わたしはいじめられていたと書きましたが、わたしに直接、何かをした人よりも、それを見て見ぬふりをした人のほうが多数でした。しかし、わたしはそういった人も含めて「いじめている」と感じていたのです。それは、さきほど書いたように「わたしへのいじめに加担している」ということだと思います。その体験から、黙っていることや見ないことは暴力や差別に加担しているということだと考えます。

知らず知らずのうちに差別に加担している。こんな恐ろしいことが日常的にあり、しかも、自分自身も気づかないうちに加害者になっているという事実がある。それは、とても恐ろしいことです。何もしていないからこそ、誰かを傷つけることに加担し、その痛みを強化している可能性があるのですから。

わたしにできることは何か

加害者でもあり、被害者でもある。マイノリティでもあり、マジョリティでもある。そんなわたしに何かできることはあるのかと考えたときに、やってみようと思ったのが「わたし自身を開示すること」でした。それはどういうことかと言うと、「マイノリティな部分をさらけ出すことで、知らない人たちに知ってもらう活動をする」ということです。「こんな人もいるよ」と見せることで、自分とは全く違う人がいるんだということに気づいてもらう活動です。
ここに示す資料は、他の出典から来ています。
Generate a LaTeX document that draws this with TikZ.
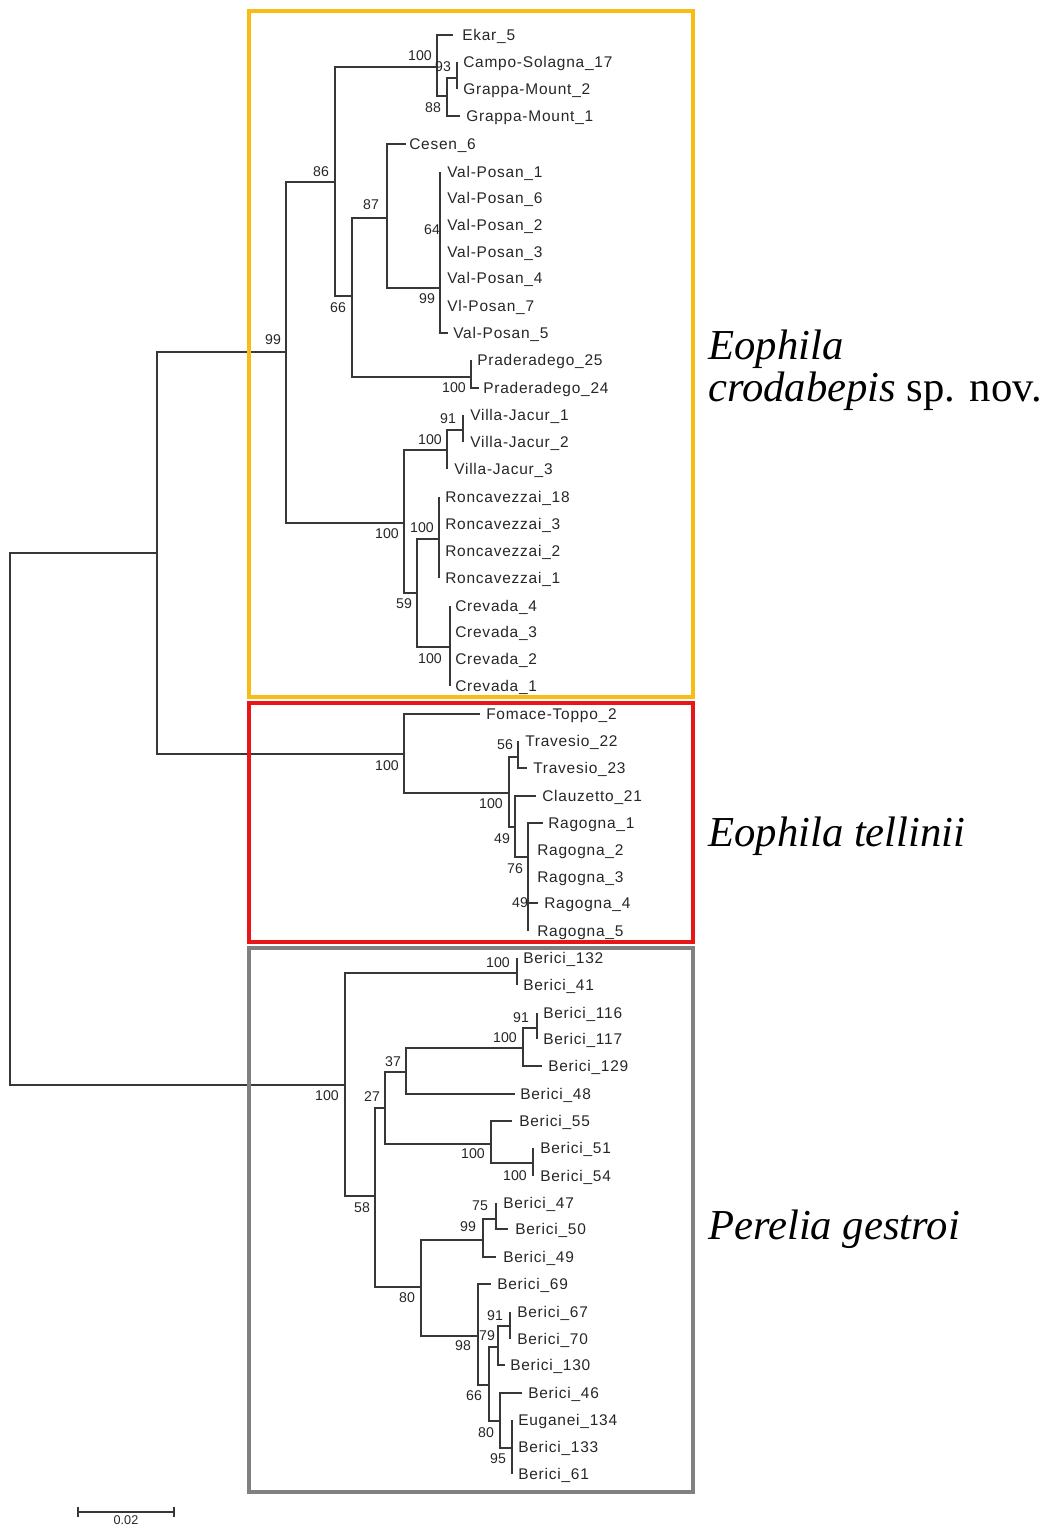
\documentclass[tikz,border=0pt]{standalone}
\usepackage{fontspec}
\setmainfont{Liberation Serif}
\newfontfamily\labfont[LetterSpace=5]{Liberation Sans}
\newfontfamily\numfont{Liberation Sans}
\definecolor{boxorange}{RGB}{248,188,20}
\definecolor{boxred}{RGB}{232,22,22}
\definecolor{boxgray}{RGB}{128,128,128}
\definecolor{treeline}{RGB}{55,55,55}
\tikzset{
  branch/.style={line width=0.95pt, draw=treeline},
  leaf/.style={anchor=west, inner sep=0pt, text height=8.3pt, text depth=0pt,
    font=\labfont\fontsize{11.6}{13}\selectfont, text=black!85},
  bs/.style={anchor=center, inner sep=0pt, text height=7.6pt, text depth=0pt,
    font=\numfont\fontsize{10.6}{12}\selectfont, text=black!85},
  species/.style={anchor=base west, inner sep=0pt,
    font=\fontsize{32}{38}\selectfont\itshape},
  cladebox/.style={line width=3pt}
}
\newcommand\mkleaf[5]{\coordinate (t#1) at (#2,#4); \node[leaf] (l#1) at (#3,#4) {#5};}
\newcommand\bsv[3]{\node[bs] (b#1) at (#2) {#3};}
\begin{document}
\begin{tikzpicture}[x=0.75pt,y=-0.75pt]
\useasboundingbox (0,0) rectangle (1043,1527);
% ---------- leaves ----------
\mkleaf{Ekar}{453}{462}{35}{Ekar\_5}
\mkleaf{Campo}{457}{463}{62}{Campo-Solagna\_17}
\mkleaf{GMb}{457}{463}{89}{Grappa-Mount\_2}
\mkleaf{GMa}{460}{466}{116}{Grappa-Mount\_1}
\mkleaf{Cesen}{406}{409}{144}{Cesen\_6}
\mkleaf{VPa}{440}{447}{172}{Val-Posan\_1}
\mkleaf{VPf}{440}{447}{198}{Val-Posan\_6}
\mkleaf{VPb}{440}{447}{225}{Val-Posan\_2}
\mkleaf{VPc}{440}{447}{252}{Val-Posan\_3}
\mkleaf{VPd}{440}{447}{278}{Val-Posan\_4}
\mkleaf{VPg}{440}{447}{306}{Vl-Posan\_7}
\mkleaf{VPe}{448}{453}{333}{Val-Posan\_5}
\mkleaf{Pra}{471}{477}{360}{Praderadego\_25}
\mkleaf{Prb}{479}{483}{388}{Praderadego\_24}
\mkleaf{VJa}{463}{470}{415}{Villa-Jacur\_1}
\mkleaf{VJb}{463}{470}{442}{Villa-Jacur\_2}
\mkleaf{VJc}{447}{454}{469}{Villa-Jacur\_3}
\mkleaf{Ra}{439}{445}{497}{Roncavezzai\_18}
\mkleaf{Rb}{439}{445}{524}{Roncavezzai\_3}
\mkleaf{Rc}{439}{445}{551}{Roncavezzai\_2}
\mkleaf{Rd}{439}{445}{578}{Roncavezzai\_1}
\mkleaf{Cra}{450}{455}{606}{Crevada\_4}
\mkleaf{Crb}{450}{455}{632}{Crevada\_3}
\mkleaf{Crc}{450}{455}{659}{Crevada\_2}
\mkleaf{Crd}{450}{455}{686}{Crevada\_1}
\mkleaf{FT}{480}{486}{714}{Fomace-Toppo\_2}
\mkleaf{Tra}{518}{525}{741}{Travesio\_22}
\mkleaf{Trb}{527}{533}{768}{Travesio\_23}
\mkleaf{Cla}{536}{542}{796}{Clauzetto\_21}
\mkleaf{Rga}{543}{548}{823}{Ragogna\_1}
\mkleaf{Rgb}{528}{537}{850}{Ragogna\_2}
\mkleaf{Rgc}{528}{537}{877}{Ragogna\_3}
\mkleaf{Rgd}{538}{544}{903}{Ragogna\_4}
\mkleaf{Rge}{528}{537}{931}{Ragogna\_5}
\mkleaf{Ba}{517}{523}{958}{Berici\_132}
\mkleaf{Bb}{517}{523}{985}{Berici\_41}
\mkleaf{Bc}{537}{543}{1013}{Berici\_116}
\mkleaf{Bd}{537}{543}{1039}{Berici\_117}
\mkleaf{Be}{542}{548}{1066}{Berici\_129}
\mkleaf{Bf}{515}{520}{1094}{Berici\_48}
\mkleaf{Bg}{512}{519}{1121}{Berici\_55}
\mkleaf{Bh}{533}{540}{1148}{Berici\_51}
\mkleaf{Bi}{533}{540}{1176}{Berici\_54}
\mkleaf{Bj}{496}{503}{1203}{Berici\_47}
\mkleaf{Bk}{508}{515}{1229}{Berici\_50}
\mkleaf{Bl}{496}{503}{1257}{Berici\_49}
\mkleaf{Bm}{491}{497}{1284}{Berici\_69}
\mkleaf{Bn}{510}{517}{1312}{Berici\_67}
\mkleaf{Bo}{510}{517}{1339}{Berici\_70}
\mkleaf{Bp}{505}{510}{1365}{Berici\_130}
\mkleaf{Bq}{522}{528}{1393}{Berici\_46}
\mkleaf{Br}{512}{518}{1420}{Euganei\_134}
\mkleaf{Bs}{512}{518}{1447}{Berici\_133}
\mkleaf{Bt}{512}{518}{1474}{Berici\_61}
% ---------- internal nodes ----------
\coordinate (R) at (10,819);
\coordinate (A) at (157,553);
\coordinate (E99) at (286,352);
\coordinate (E86) at (335,182);
\coordinate (C100) at (437,67);
\coordinate (C88) at (447,96);
\coordinate (C93) at (457,78);
\coordinate (E66) at (352,296);
\coordinate (E87) at (387,218);
\coordinate (VP99) at (440,288);
\coordinate (Pr100) at (471,377);
\coordinate (EB100) at (404,523);
\coordinate (VJ100) at (447,450);
\coordinate (VJ91) at (463,430);
\coordinate (E59) at (417,593);
\coordinate (R100) at (439,539);
\coordinate (Cr100) at (450,647);
\coordinate (T100) at (404,754);
\coordinate (T100b) at (509,793);
\coordinate (T56) at (518,757);
\coordinate (T49) at (515,827);
\coordinate (T76) at (528,857);
\coordinate (Rthick) at (528,896);
\coordinate (P100) at (345,1085);
\coordinate (B132n) at (517,973);
\coordinate (P58) at (375,1196);
\coordinate (P27) at (385,1108);
\coordinate (P37) at (406,1072);
\coordinate (P100b) at (523,1048);
\coordinate (P91) at (537,1028);
\coordinate (P100c) at (491,1144);
\coordinate (P100d) at (533,1163);
\coordinate (P80) at (421,1287);
\coordinate (P99) at (483,1240);
\coordinate (P75) at (496,1219);
\coordinate (P98) at (478,1336);
\coordinate (P66) at (489,1385);
\coordinate (P79) at (498,1347);
\coordinate (P91b) at (510,1326);
\coordinate (P80b) at (500,1421);
\coordinate (P95) at (512,1448);
% ---------- branches ----------
\foreach \c in {A,P100} \draw[branch] (R) |- (\c);
\foreach \c in {E99,T100} \draw[branch] (A) |- (\c);
\foreach \c in {E86,EB100} \draw[branch] (E99) |- (\c);
\foreach \c in {C100,E66} \draw[branch] (E86) |- (\c);
\foreach \c in {tEkar,C88} \draw[branch] (C100) |- (\c);
\foreach \c in {C93,tGMa} \draw[branch] (C88) |- (\c);
\foreach \c in {tCampo,tGMb} \draw[branch] (C93) |- (\c);
\foreach \c in {E87,Pr100} \draw[branch] (E66) |- (\c);
\foreach \c in {tCesen,VP99} \draw[branch] (E87) |- (\c);
\foreach \c in {tVPa,tVPf,tVPb,tVPc,tVPd,tVPg,tVPe} \draw[branch] (VP99) |- (\c);
\foreach \c in {tPra,tPrb} \draw[branch] (Pr100) |- (\c);
\foreach \c in {VJ100,E59} \draw[branch] (EB100) |- (\c);
\foreach \c in {VJ91,tVJc} \draw[branch] (VJ100) |- (\c);
\foreach \c in {tVJa,tVJb} \draw[branch] (VJ91) |- (\c);
\foreach \c in {R100,Cr100} \draw[branch] (E59) |- (\c);
\foreach \c in {tRa,tRb,tRc,tRd} \draw[branch] (R100) |- (\c);
\foreach \c in {tCra,tCrb,tCrc,tCrd} \draw[branch] (Cr100) |- (\c);
\foreach \c in {tFT,T100b} \draw[branch] (T100) |- (\c);
\foreach \c in {T56,T49} \draw[branch] (T100b) |- (\c);
\foreach \c in {tTra,tTrb} \draw[branch] (T56) |- (\c);
\foreach \c in {tCla,T76} \draw[branch] (T49) |- (\c);
\foreach \c in {tRga,tRgb,tRgc,tRgd,tRge} \draw[branch] (T76) |- (\c);
\draw[branch, line width=2pt] (tRgb) -- (Rthick);
\foreach \c in {B132n,P58} \draw[branch] (P100) |- (\c);
\foreach \c in {tBa,tBb} \draw[branch] (B132n) |- (\c);
\foreach \c in {P27,P80} \draw[branch] (P58) |- (\c);
\foreach \c in {P37,P100c} \draw[branch] (P27) |- (\c);
\foreach \c in {P100b,tBf} \draw[branch] (P37) |- (\c);
\foreach \c in {P91,tBe} \draw[branch] (P100b) |- (\c);
\foreach \c in {tBc,tBd} \draw[branch] (P91) |- (\c);
\foreach \c in {tBg,P100d} \draw[branch] (P100c) |- (\c);
\foreach \c in {tBh,tBi} \draw[branch] (P100d) |- (\c);
\foreach \c in {P99,P98} \draw[branch] (P80) |- (\c);
\foreach \c in {P75,tBl} \draw[branch] (P99) |- (\c);
\foreach \c in {tBj,tBk} \draw[branch] (P75) |- (\c);
\foreach \c in {tBm,P66} \draw[branch] (P98) |- (\c);
\foreach \c in {P79,P80b} \draw[branch] (P66) |- (\c);
\foreach \c in {P91b,tBp} \draw[branch] (P79) |- (\c);
\foreach \c in {tBn,tBo} \draw[branch] (P91b) |- (\c);
\foreach \c in {tBq,P95} \draw[branch] (P80b) |- (\c);
\foreach \c in {tBr,tBs,tBt} \draw[branch] (P95) |- (\c);
% ---------- bootstrap values ----------
\bsv{1}{420,55}{100}
\bsv{2}{443,66}{93}
\bsv{3}{433,107}{88}
\bsv{4}{321,171}{86}
\bsv{5}{371,204}{87}
\bsv{6}{432,229}{64}
\bsv{7}{427,298}{99}
\bsv{8}{338,307}{66}
\bsv{9}{273,339}{99}
\bsv{10}{454,387}{100}
\bsv{11}{448,418}{91}
\bsv{12}{430,439}{100}
\bsv{13}{387,533}{100}
\bsv{14}{422,527}{100}
\bsv{15}{404,603}{59}
\bsv{16}{430,658}{100}
\bsv{17}{387,765}{100}
\bsv{18}{505,744}{56}
\bsv{19}{491,803}{100}
\bsv{20}{502,838}{49}
\bsv{21}{515,868}{76}
\bsv{22}{520,902}{49}
\bsv{23}{498,962}{100}
\bsv{24}{521,1017}{91}
\bsv{25}{505,1037}{100}
\bsv{26}{393,1061}{37}
\bsv{27}{327,1095}{100}
\bsv{28}{372,1096}{27}
\bsv{29}{473,1153}{100}
\bsv{30}{515,1175}{100}
\bsv{31}{362,1207}{58}
\bsv{32}{480,1205}{75}
\bsv{33}{468,1226}{99}
\bsv{34}{407,1297}{80}
\bsv{35}{495,1315}{91}
\bsv{36}{487,1335}{79}
\bsv{37}{463,1345}{98}
\bsv{38}{474,1395}{66}
\bsv{39}{486,1432}{80}
\bsv{40}{498,1458}{95}
% ---------- clade boxes ----------
\draw[cladebox, boxorange] (249,11) rectangle (693,697);
\draw[cladebox, boxred] (249,703) rectangle (693,942);
\draw[cladebox, boxgray] (249,948) rectangle (693,1492);
% ---------- species names ----------
\node[species] (s1a) at (708,359) {Eophila};
\node[species] (s1b) at (708,401) {crodabepis\/ \upshape sp. nov.};
\node[species] (s2) at (708,846) {Eophila tellinii};
\node[species] (s3) at (708,1239) {Perelia gestroi};
% ---------- scale bar ----------
\coordinate (sa) at (78,1512);
\coordinate (sb) at (174,1512);
\draw[branch] (sa) -- (sb);
\draw[branch] ([yshift=4pt]sa) -- ([yshift=-4pt]sa);
\draw[branch] ([yshift=4pt]sb) -- ([yshift=-4pt]sb);
\node[bs, anchor=north, font=\numfont\fontsize{9.5}{11}\selectfont, text height=6.8pt] (sl) at (126,1515.5) {0.02};
\end{tikzpicture}
\end{document}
具体的には、仲良くなった人に自分のことを話してみるとか、初対面の人に恋愛の話をされたときに「わたし、性別関係なく人を好きになるし、複数の人を同時に好きになるタイプなんですよね」と言ってみたりとか。些細なことの積み重ねです。しかし、実際に目の前にマイノリティがいるというだけでも、その人に大きく影響できると思います。自分の周りから変えていこう、そう思って意図的に開示していっています。

こうやってnoteを書くのも、そのひとつです。わたしのことを知ってもらうことで、「こういう人もいるのか」と思ってもらいたいのです。

もちろん、自分のことを開示するだけでなく、自分がまだ認識できていないであろう何かを探すこともしていかなければならないと思っています。もっと見なければならないことが世の中にはたくさんあって、少しずつでも見ていこうと努力したいです。(嫉妬のインタビューなどをしているとそういったことが見えてきたりします)

わたしの生き方

わたしはわたしを開示し、見せていくことでマイノリティを知ってほしい。その活動こそが、わたしの生き方だと思っています。たくさんの経験をたまたましてきたので、そこから伝えられることはたくさんあります。

今でもそういった日常的な活動を通して、周りの人に知ってもらう活動を続けています。SNSやnoteなどでも発信して、これからも「こんな人もいるんだ」と思ってもらいたいです。

ここまで読んでくださって、ありがとうございました。